# Venison stew on a snowy day



## radio (Dec 7, 2013)

It's not smoked, but couldn't figure a better place to post about venison.

With 8 to 10 inches of snow in the forecast, I knew I would be sticking close to the house yesterday and today so thawed out a package of last years Venison.  Didn't get to hunt this season and am being miserly with what little I have left













deermeat1.jpg



__ radio
__ Dec 7, 2013


















stew1.jpg



__ radio
__ Dec 7, 2013






Love me some homemade biscuits!













biscuits1.jpg



__ radio
__ Dec 7, 2013


----------



## dirtsailor2003 (Dec 8, 2013)

Looks great! Tasty looking biscuits to!


----------



## leah elisheva (Dec 8, 2013)

Fantastic! I could have eaten that mound of venison raw even! It looks spectacular! Cheers! - Leah


----------



## snorkelinggirl (Dec 8, 2013)

x2 for what Case said!

I'd love to see your recipes for the venison stew and your biscuits!  Would you be willing to share them?


----------



## radio (Dec 8, 2013)

Thanks DS and Leah!

Snorkelinggirl:  Not really a "recipe" as I seldom measure anything, but here goes.  Cut the meat into 3/4 to 1 inch cubes and dredge in seasoned plain flour.  Heat oil over medium high heat and drop in the meat, stirring or turning as needed until it is well browned.  Remove and drain on paper towels before adding it to enough boiling water to just cover the meat and the potatoes you will be adding.

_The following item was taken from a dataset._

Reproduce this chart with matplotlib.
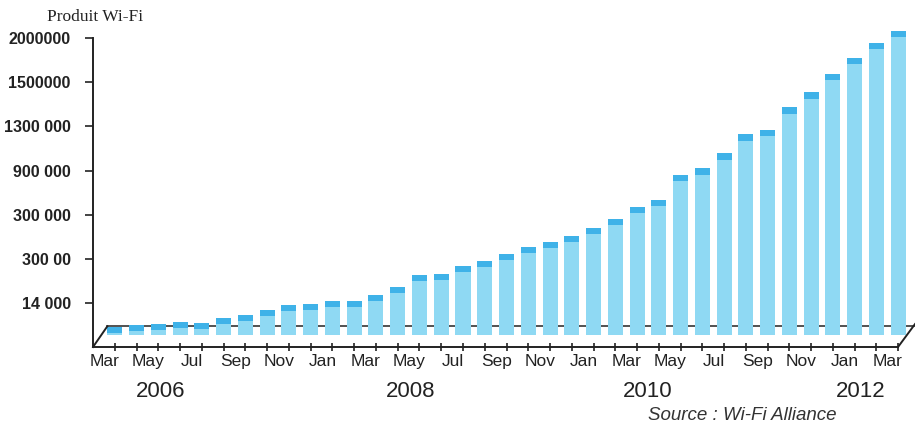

I usually add two to four tablespoons of beef base to give more flavor.  Simmer the meat until tender before adding vegetables

Peel and dice potatoes in 3/4 to 1 inch cubes and add sliced carrots and celery if desired.  I was out of carrots and detest celery in soups and stews, so didn't add those.  This time I did add a bit of Kitchen Bouquet to darken the stew, but couldn't taste it at all.

Saute one medium yellow onion in butter and add to the stew during the last few minutes of cooking.  If stew is too thin, make a roux with flour and butter to thicken the stew.  Be sure to brown the roux or it will taste like flour paste.  One can use corn starch to thicken it with, but I prefer roux.  Stir when adding the roux or it will likely clump.

I gave up rolling out my biscuits a long time ago and make drop biscuits now. This should get you close

heat oven to 420°

In large bowl, combine

about 3 cups of plain flour

2 tbsp baking powder

about 1 tsp of kosher salt

cut in half a stick of butter if desired

1 1/2 cups of milk warmed in microwave

Add most of the milk and stir just until combined.  if too loose, add a bit more flour.  if too dry, add a bit more milk.  Mixture should be loose enough that it slumps just a bit when scooped up in a big spoon and dropped in a pan.  if the dough is too dry the biscuits will be tough and not raise very well

Add at least a tablespoon of oil in baking pan and prop up one end.  drop biscuits in oil and turn over to coat both sides before moving to upper end of pan.  repeat with remaining dough.  Bake until tops are light golden brown, remove and brush with butter if desired.

Biscuits will have a crunchy brown bottom.  If you don't like them this way, reduce oven heat to 375°


----------



## driedstick (Dec 8, 2013)

That looks great cant wait to see the final result. Smoked or not that looks great


----------



## snorkelinggirl (Dec 8, 2013)

radio said:


> Thanks DS and Leah!
> 
> Snorkelinggirl:  Not really a "recipe" as I seldom measure anything, but here goes.  Cut the meat into 3/4 to 1 inch cubes and dredge in seasoned plain flour.  Heat oil over medium high heat and drop in the meat, stirring or turning as needed until it is well browned.  Remove and drain on paper towels before adding it to enough boiling water to just cover the meat and the potatoes you will be adding.
> I usually add two to four tablespoons of beef base to give more flavor.  Simmer the meat until tender before adding vegetables
> ...



Awesome. Thanks so much for the recipes and great detailed explanation!


----------